GPU-Accelerated 3D Reconstruction
Optimizing 3D Reconstruction for Computed Tomography
Optimizing 3D Reconstruction for Computed Tomography
Berkeley Lab's Advanced Light Source enables high power X-ray imaging of microscopic materials. By combining multiple X-ray images from a sample on a rotating platform, a 3-dimensional volumetric reconstruction is possible.

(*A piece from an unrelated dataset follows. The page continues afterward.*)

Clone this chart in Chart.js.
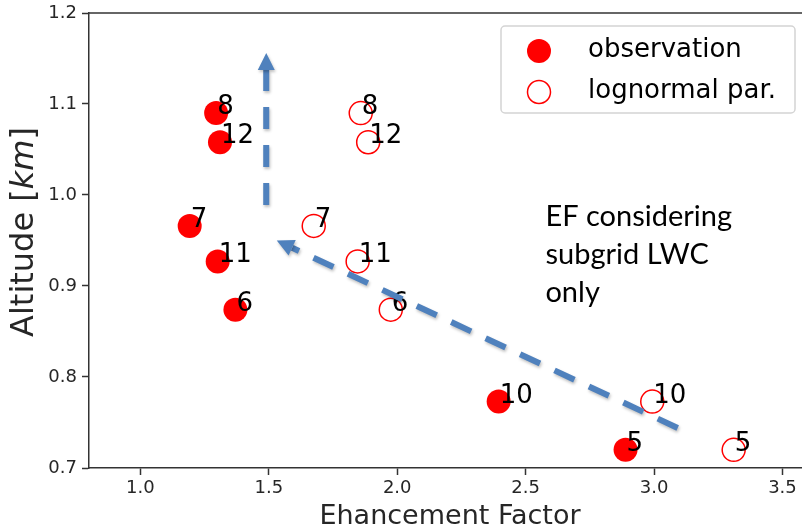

I was approached by a researcher from Berkeley Lab's CAMERA group to assist with acceleration of 3D-reconstruction code, originally written in Fortran. To support this goal, I explored multiple multiple techniques to measure the potential performance gains: First, I explored using nvfortran (NVidia's fortran compiler) with parallel doconcurrent pragmas, first by identifying obvious loop parallelization candidates, and second, refining computations to avoid if/then branching that could interrupt computation pipelines. Next, I re-implemented the algorithm from scratch in pure Python using scipy and then accelerated the computations using CuPy (CUDA-accelerated Numpy) and various interpolation schemes. The greatest speedups were achieved using a specialized CUDA-accelerated kernel for volumetric affine transformations (voltools), resulting in reconstruction wall time over 300x faster than the baseline fortran implementation.